"call a spade a spade"

Joel S. Berson Berson at ATT.NET
Wed Jun 18 14:22:11 UTC 2008

At 6/18/2008 08:33 AM, Murrah Lee wrote:
>The term "spade" for an American black person probably derives from
>the phrase, "black as the ace of spades," which was used at least in
>East Texas in the 1950s to describe a particularly black-skinned person.

This is what I remember also -- although I couldn't say from when.

1882,   s.v. "manually, adv.":  G. A. SALA Amer.
Revisited (1885) 185 An obliging waiter..facially
and manually as black as the Ace of Spades.  OED.

1827, confirmed, The Table Book, by William Hone
[2 vols.], page 181:  "She was, as her counsel
represented, truly made up of flesh and blood,
being what is called a strapping wench, as black
as the ace of spades."  London, Hunt and
Clark.  In "Loves of the Negroes. At New Paltz,
United States. Phillis Schoonmaker v. Cuff
Hogeboon."  (Its second sentence is "The parties,
as their names indicate, were black, or, as
philanthropists would say, _coloured folk_.)
Google Books  I note that Phillis and Cuff are
common names in the "bobalition" broadsides,
which IIRC date from the 1820s; see John Wood Sweet, _Bodies Politic_. .
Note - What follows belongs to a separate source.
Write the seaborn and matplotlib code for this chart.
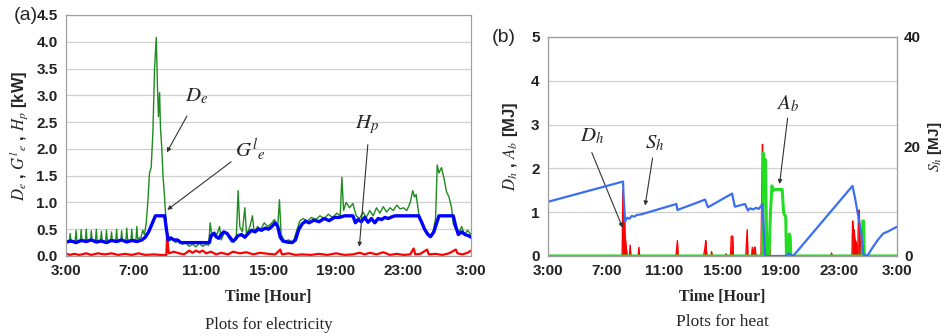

1833, confirmed, Blackwood's Magazine, Vol 33,
Jan-June, page 752 (May):  "The aide-de-camp was,
as I have said, jet-black as the ace of spades,
but he was, notwithstanding, so far as figure
went, a very handsome man ..."  In "Tom Cringle's
Log". Harvard tells me this is by Michael Scott
(1789-1835), Edinburgh and London, 1833.  Google Books.

1835, confirmed, Blackwoods' Edinburgh Magazine,
Vol. 37 (Jan. - June, 1835), page 454 (March):
"The fellow was a negro, and as black as the ace
of spades ..."  In "The Cruise of the Midge,
Chap. 12.  Harvard tells me this also is by
Michael Scott, imprint varies, 1834-1835, 4
volumes; and two other editions in 1835.  Google
Books, which identifies it as No. 231, Feb. 1835.

1840, confirmed, Bentley's Miscellany, Vol. 7,
[ed.?] by Charles Dickens, William Harrison
Ainsworth, page 11.  "No wun would no me now, for
I am as black as the ace of spades as was, and so
is my shurt, and for clene ..."  In "Some Letters
froom the Letter-Bag of the Great Western. Letter
from a Stoker," by Sam Slick.  Google Books, full view available.

1849, confirmed, The Knickerbocker, Vol. 33, page
172 (February): "sitting in an inn in Baltimore,
the other day, be was struck with the singular
appearance of an old Guinea negro, • black as the
ace of spades,' who was attending to some menial
duty in the travellers' room."  In "Editor's Table".  Google Books.

And many others.

It's also, Google tells me, in Cassell's
Dictionary of Slang, ed. 2006; and The New
Partridge ..., 2006.  Do those give dates?